Committee member Ray Gasperson quickly brought up the question of whether such exemptions could lead the county into troublesome spot zoning claims.
Planning consultant Dale Holland said spot zoning is a very complicated issue.
He said it would amount to determining whether the “property zone was consistent with the wishes of the county. A court would not say it was spot zoning if it is consistent with long range planning.”
He said, for example, a parcel of land zoned commercial in the middle of 1,000 acres of residential might not be consisted congruent with the county’s stated objectives or long-range plan. He said if this were the case and someone wanted to develop a parcel of land in Saluda that went along with the countywide vision, they could potentially do so.
Konnie Hall and her husband, Kirk, have owned and operated Orchard Lake Campground in Saluda for 16 years. They said they believe the growth of their business would be in line with the county’s efforts and desires to grow tourism-based businesses. They have objected to the initial plans for the MRPO, however,  because they said they felt the restrictions would choke any future growth of their business.
“We love this area; the mountains are beautiful. I just want to say in these tough economic times Orchard Lake Campground has been a bright spot in Polk County because it has grown,” Hall said. “So it would be sad to keep us from being able to grow and prevent us from serving those who want to come to Polk County and spend their money.”
Not all Saluda residents are for growth, though.
Susan Welsh said she moved to Saluda six years ago after being drawn to the area by its beauty.
“Shortly after I moved here I was very pleased to see two surveys that said the citizens were very interested in keeping the rural beauty and limiting development,” Welsh said. “I believe it is important to give Saluda some options, but still protect the residents of Saluda.”
Steve Herring, who lives with his wife off Ozone Rd., said his property is not far from where officials hope to one day see a small manufacturing plant move.
“How are you going to put a plant out on a two-lane road that already has too much traffic? Before you know it, it will become a four lane,” Herring asked. “These things tend to get approved. Once you open the door there probably will be a Michelin plant out there. I hope I die before that happens.”
Byington noted that many of the rezonings that might be sought would be considered conditional uses, which would put the burden on the person wanting to have that use to prove that their proposal would be consistent with the county’s long-range plan.

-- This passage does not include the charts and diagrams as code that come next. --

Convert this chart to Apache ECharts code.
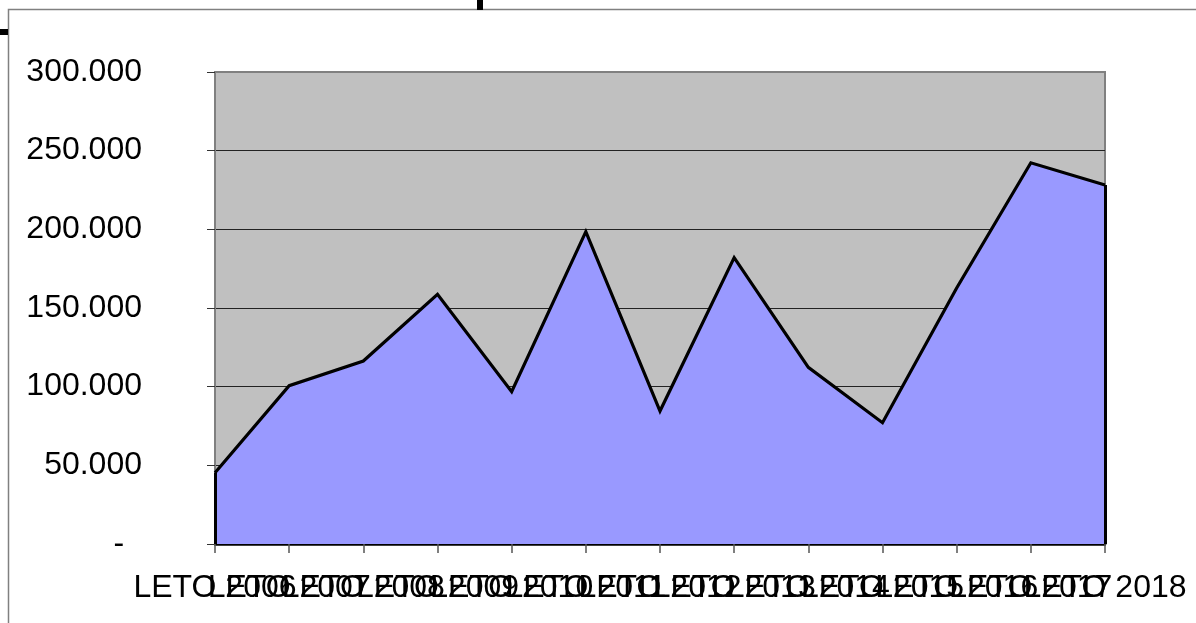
<!DOCTYPE html>
<html>
<head>
<meta charset="utf-8">
<script src="https://cdn.jsdelivr.net/npm/echarts@6/dist/echarts.min.js"></script>
<style>
html, body { margin: 0; padding: 0; background: #fff; }
#chart { width: 1196px; height: 623px; }
</style>
</head>
<body>
<div id="chart"></div>
<script>
var years = ['LETO 2006', 'LETO 2007', 'LETO 2008', 'LETO 2009', 'LETO 2010', 'LETO 2011', 'LETO 2012',
             'LETO 2013', 'LETO 2014', 'LETO 2015', 'LETO 2016', 'LETO 2017', 'LETO 2018'];
var values = [45300, 100600, 116300, 158700, 96800, 198500, 84500, 182000, 112300, 77100, 162700, 242300, 228200];
var yTicks = [0, 50000, 100000, 150000, 200000, 250000, 300000];

var chart = echarts.init(document.getElementById('chart'));
var font = 'Liberation Sans, Arial, sans-serif';

// accounting style: dot as thousands separator, dash for zero
function fmt(v) {
    if (v === 0) return '-  ';
    return String(v).replace(/\B(?=(\d{3})+(?!\d))/g, '.');
}

var last = years.length - 1;

var option = {
    animation: false,
    backgroundColor: '#fff',
    graphic: [
        { type: 'rect', shape: { x: 8.5, y: 9.5, width: 1400, height: 800 },
          style: { fill: 'none', stroke: '#808080', lineWidth: 1.5 } },
        { type: 'rect', shape: { x: 0, y: 29, width: 8, height: 6 }, style: { fill: '#000' } },
        { type: 'rect', shape: { x: 477, y: 0, width: 6, height: 10 }, style: { fill: '#000' } }
    ],
    grid: {
        left: 215, top: 72, right: 91, bottom: 79,
        show: true,
        backgroundColor: '#C0C0C0',
        borderColor: '#808080',
        borderWidth: 2
    },
    xAxis: {
        type: 'category',
        boundaryGap: false,
        data: years,
        axisLine: { lineStyle: { color: '#000', width: 2.5 } },
        axisTick: { show: true, length: 9, lineStyle: { color: '#555', width: 1.5 } },
        axisLabel: { interval: 0, hideOverlap: false, margin: 28, color: '#000', fontSize: 32, fontFamily: font },
        splitLine: { show: false }
    },
    yAxis: {
        type: 'value',
        min: yTicks[0],
        max: yTicks[yTicks.length - 1],
        interval: 50000,
        axisLine: { show: true, lineStyle: { color: '#808080', width: 2 } },
        axisTick: { show: true, length: 8, lineStyle: { color: '#333', width: 1 } },
        axisLabel: { margin: 73, color: '#000', fontSize: 32, fontFamily: font, formatter: fmt },
        splitLine: { show: true, showMaxLine: false, showMinLine: false, lineStyle: { color: '#222', width: 1 } }
    },
    series: [{
        type: 'line',
        data: values,
        symbol: 'none',
        lineStyle: { color: '#000', width: 3.2, join: 'miter' },
        areaStyle: { color: '#9999FF', opacity: 1 },
        markLine: {
            silent: true,
            symbol: 'none',
            label: { show: false },
            lineStyle: { color: '#000', width: 3, type: 'solid' },
            data: [
                [{ coord: [years[0], 0] }, { coord: [years[0], values[0]] }],
                [{ coord: [years[last], 0] }, { coord: [years[last], values[last]] }]
            ]
        }
    }]
};

chart.setOption(option);
</script>
</body>
</html>
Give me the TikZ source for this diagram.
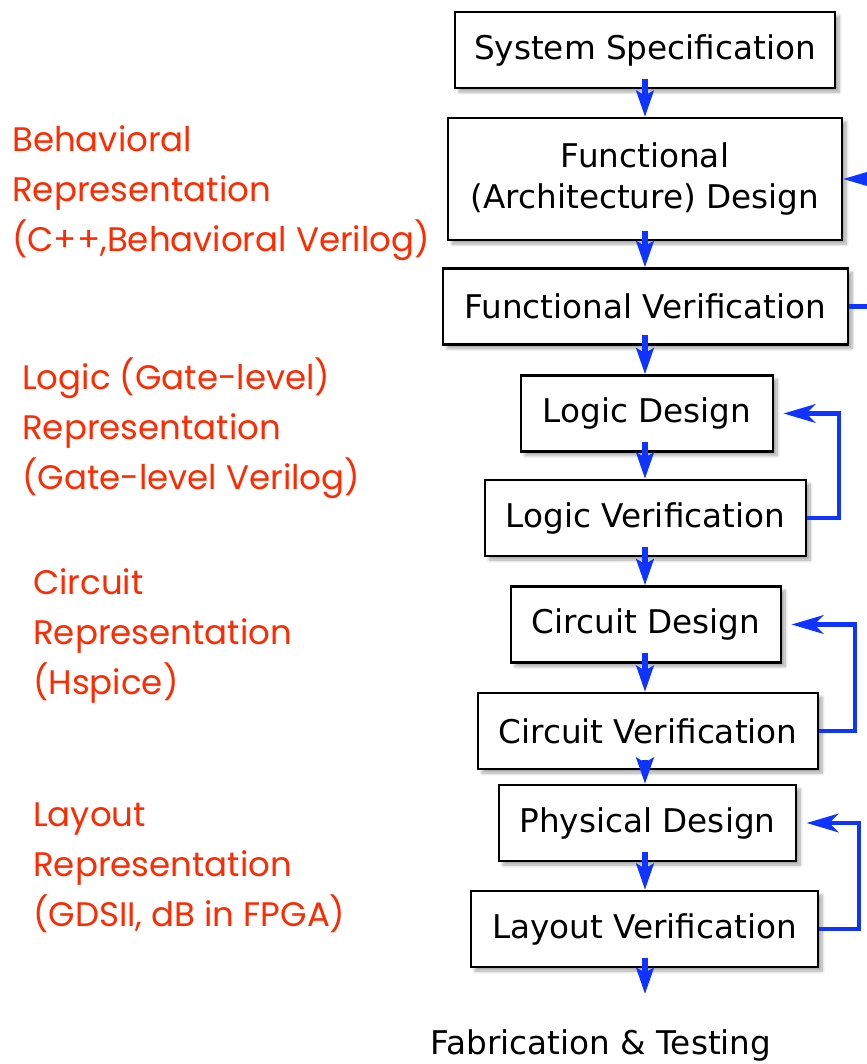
\documentclass[tikz,border=0pt]{standalone}
\usepackage{fontspec}
\setmainfont{DejaVu Sans}
\newfontfamily\notefont{Poppins}
\usepackage{xcolor}
\usetikzlibrary{positioning, arrows.meta, calc, shadows.blur}

\definecolor{flowblue}{RGB}{16,52,255}
\definecolor{notered}{RGB}{255,42,0}

\begin{document}
\begin{tikzpicture}[x=0.75pt, y=-0.75pt,
  stage/.style={draw, line width=1.8pt, fill=white, font=\fontsize{24.5}{31}\selectfont, minimum height=57pt, inner sep=2pt, align=center,
    blur shadow={shadow xshift=3pt, shadow yshift=-3pt, shadow blur steps=10, shadow opacity=35}},
  note/.style={anchor=west, align=left, text=notered, font=\notefont\fontsize{25.5}{37.5}\selectfont, inner sep=0pt},
  flow/.style={-{Stealth[length=19.5pt, width=13pt, inset=3.5pt]}, line width=3.8pt, flowblue},
  back/.style={-{Stealth[length=24pt, width=14pt, inset=7pt]}, line width=3.4pt, flowblue},
]
\useasboundingbox (0,0) rectangle (867,1064);

% --- Design steps ---
\node[stage, minimum width=285pt] (spec) at (645,50) {System Specification};
\node[stage, minimum width=295.5pt, minimum height=91.5pt] (fd) at (645,179) {Functional\\(Architecture) Design};
\node[stage, minimum width=303.75pt] (fv) at (645.5,306.5) {Functional Verification};
\node[stage, minimum width=189pt] (ld) at (647,413.5) {Logic Design};
\node[stage, minimum width=240.75pt] (lv) at (645.5,518) {Logic Verification};
\node[stage, minimum width=202.5pt] (cd) at (646,624.5) {Circuit Design};
\node[stage, minimum width=255pt] (cv) at (648,731) {Circuit Verification};
\node[stage, minimum width=222.75pt] (pd) at (647.5,823) {Physical Design};
\node[stage, minimum width=260.25pt] (lay) at (644.5,929) {Layout Verification};
\node[font=\fontsize{24.5}{31}\selectfont] (fab) at (601,1045) {Fabrication \& Testing};
\coordinate (fabtop) at (645,994);

% --- Down the flow ---
\foreach \a/\b in {spec/fd, fd/fv, fv/ld, ld/lv, lv/cd, cd/cv, cv/pd, pd/lay} {
  \draw[flow] ([yshift=8pt]\a.south -| 645,0) -- (\b.north -| 645,0);
}
\draw[flow] ([yshift=8pt]lay.south -| fabtop) -- (fabtop);

% --- Feedback loops ---
\draw[back] (fv.east) -- ++(45,0) |- (fd.east);
\draw[back, shorten >=7pt] (lv.east) -- ++(32,0) |- (ld.east);
\draw[back, shorten >=7pt] (cv.east) -- ++(36,0) |- (cd.east);
\draw[back, shorten >=7pt] (lay.east) -- ++(40,0) |- (pd.east);

% --- Representations ---
\node[note] (behav) at (12,193.5) {Behavioral\\Representation\\(C++,Behavioral Verilog)};
\node[note] (logicrep) at (22,428.5) {Logic (Gate-level)\\Representation\\(Gate-level Verilog)};
\node[note] (circrep) at (33,636) {Circuit\\Representation\\(Hspice)};
\node[note] (layrep) at (33,868) {Layout\\Representation\\(GDSII, dB in FPGA)};
\end{tikzpicture}
\end{document}
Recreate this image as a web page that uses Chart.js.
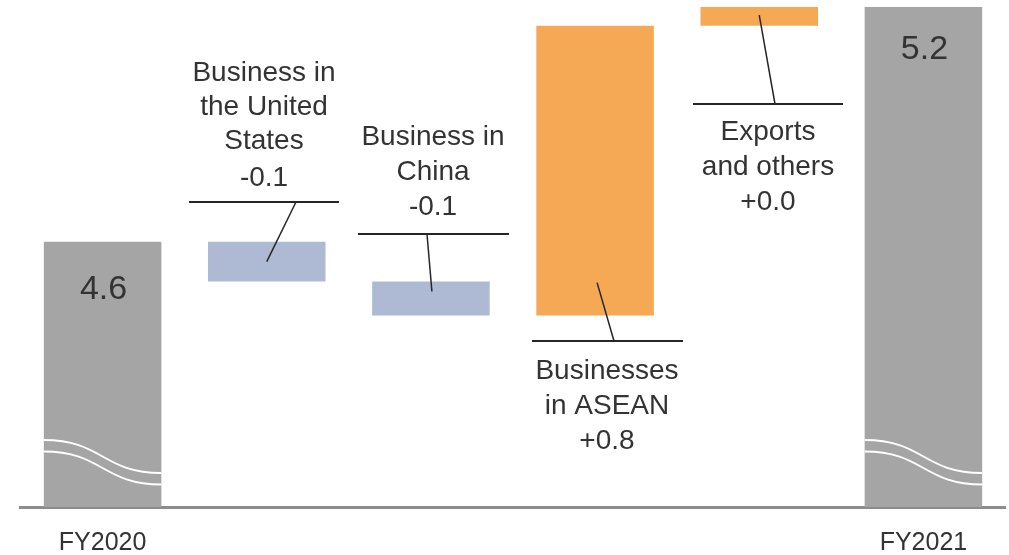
<!DOCTYPE html>
<html>
<head>
<meta charset="utf-8">
<script src="https://cdn.jsdelivr.net/npm/chart.js@4.4.0/dist/chart.umd.min.js"></script>
<style>
    html, body { margin: 0; padding: 0; background: #fff; }
    #wrap { width: 1009px; height: 555px; }
</style>
</head>
<body>
<div id="wrap"><canvas id="waterfall"></canvas></div>
<script>
/* ==========================================================
   Waterfall: FY2020 -> FY2021 (trillion yen)
========================================================== */

// Chart data
const categories = ["FY2020", "Business in the United States", "Business in China", "Businesses in ASEAN", "Exports and others", "FY2021"];
const tickLabels = ["FY2020", "", "", "", "", "FY2021"];
const startValue = 4.60;
const deltas = [-0.105, -0.09, 0.765, 0.05];
const endValue = 5.22;
const totalLabels = ["4.6", "5.2"];
const deltaLabels = ["-0.1", "-0.1", "+0.8", "+0.0"];
const calloutText = [
    ["Business in", "the United", "States"],
    ["Business in", "China"],
    ["Businesses", "in ASEAN"],
    ["Exports", "and others"]
];
const axisMin = 3.9;

const FONT = "'Liberation Sans', Arial, sans-serif";
const TEXT_COLOR = "#333333";

// Build floating bars: totals are plain values (drawn from the axis), steps are [from, to]
function buildBars() {
    const bars = [startValue];
    let running = startValue;
    deltas.forEach(d => {
        bars.push([running, running + d]);
        running += d;
    });
    bars.push(endValue);
    return bars;
}

// Callout placement (pixels) for each step bar
const calloutLayout = [
    { ruleY: 202, ruleX: [189, 339], textX: 264, baselines: [81, 115, 149, 186], leaderX: 296, dx: 0, dy: 0 },
    { ruleY: 234, ruleX: [358, 509], textX: 433, baselines: [145, 180, 215], leaderX: 427, dx: 1, dy: -7 },
    { ruleY: 341, ruleX: [532, 683], textX: 607, baselines: [379, 414, 449], leaderX: 614, dx: 2, dy: 112 },
    { ruleY: 104, ruleX: [693, 843], textX: 768, baselines: [140, 175, 210], leaderX: 775, dx: 0, dy: -1 }
];

const decorPlugin = {
    id: "decor",
    afterDatasetsDraw(chart) {
        const ctx = chart.ctx;
        const meta = chart.getDatasetMeta(0);
        const area = chart.chartArea;
        const totalIdx = [0, categories.length - 1];

        ctx.save();

        // axis-break waves and value labels on the total bars
        totalIdx.forEach((idx, n) => {
            const bar = meta.data[idx];
            const half = bar.width / 2;
            const x0 = bar.x - half, x1 = bar.x + half;
            ctx.strokeStyle = "#ffffff";
            ctx.lineWidth = 2;
            [0, 11.5].forEach(off => {
                const y0 = area.bottom - 67 + off, y1 = area.bottom - 34 + off;
                ctx.beginPath();
                ctx.moveTo(x0, y0);
                ctx.bezierCurveTo(bar.x, y0, bar.x, y1, x1, y1);
                ctx.stroke();
            });

            ctx.fillStyle = TEXT_COLOR;
            ctx.font = "34px " + FONT;
            ctx.textAlign = "center";
            ctx.textBaseline = "middle";
            ctx.fillText(totalLabels[n], bar.x + 1, bar.y + (n === 0 ? 48 : 43));
        });

        // callouts for the step bars
        calloutLayout.forEach((c, i) => {
            const bar = meta.data[i + 1];
            const ax = bar.x + c.dx;
            const ay = (bar.y + bar.base) / 2 + c.dy;

            ctx.strokeStyle = "#262626";
            ctx.lineWidth = 2;
            ctx.beginPath();
            ctx.moveTo(c.ruleX[0], c.ruleY);
            ctx.lineTo(c.ruleX[1], c.ruleY);
            ctx.stroke();

            ctx.lineWidth = 1.5;
            ctx.beginPath();
            ctx.moveTo(c.leaderX, c.ruleY);
            ctx.lineTo(ax, ay);
            ctx.stroke();

            const lines = calloutText[i].concat(deltaLabels[i]);
            ctx.fillStyle = TEXT_COLOR;
            ctx.font = "28px " + FONT;
            ctx.textAlign = "center";
            ctx.textBaseline = "alphabetic";
            lines.forEach((t, k) => ctx.fillText(t, c.textX, c.baselines[k]));
        });

        ctx.restore();
    }
};

new Chart(document.getElementById("waterfall"), {
    type: "bar",
    data: {
        labels: categories,
        datasets: [{
            data: buildBars(),
            backgroundColor: ["#a5a5a5", "#aeb9d4", "#aeb9d4", "#f5a955", "#f5a955", "#a5a5a5"],
            borderWidth: 0,
            categoryPercentage: 1,
            barPercentage: 0.716
        }]
    },
    options: {
        responsive: true,
        maintainAspectRatio: false,
        animation: false,
        layout: { padding: { left: 20.5, right: 3.5, top: 6.7, bottom: 1 } },
        plugins: {
            legend: { display: false },
            tooltip: { enabled: false }
        },
        scales: {
            x: {
                grid: { display: false, drawTicks: false, tickLength: 0 },
                border: { display: true, color: "#8c8c8c", width: 3 },
                ticks: {
                    color: TEXT_COLOR,
                    padding: 24,
                    maxRotation: 0,
                    autoSkip: false,
                    font: { family: FONT, size: 25, lineHeight: 1 },
                    callback: (v, i) => tickLabels[i]
                },
                afterFit: scale => { scale.height = 47; }
            },
            y: {
                display: false,
                min: axisMin,
                max: endValue
            }
        }
    },
    plugins: [decorPlugin]
});
</script>
</body>
</html>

Carson, also a Saluda resident, said he preferred the zoning-related options.
“The reason I like the zoning process better than the overlay is that normally you do get some say-so when areas are changed from one permitted use to another permitted use,” he said. “It doesn’t mean you are going to stop what they are going to do… but at least it gives you a forum in which to go in to put your issues out and it’s not shoved down your throat.”
Committee member Emily Clark made a motion that the UDO move forward with an option that would be zoning based with some additional permitted uses; commissioners approved the motion.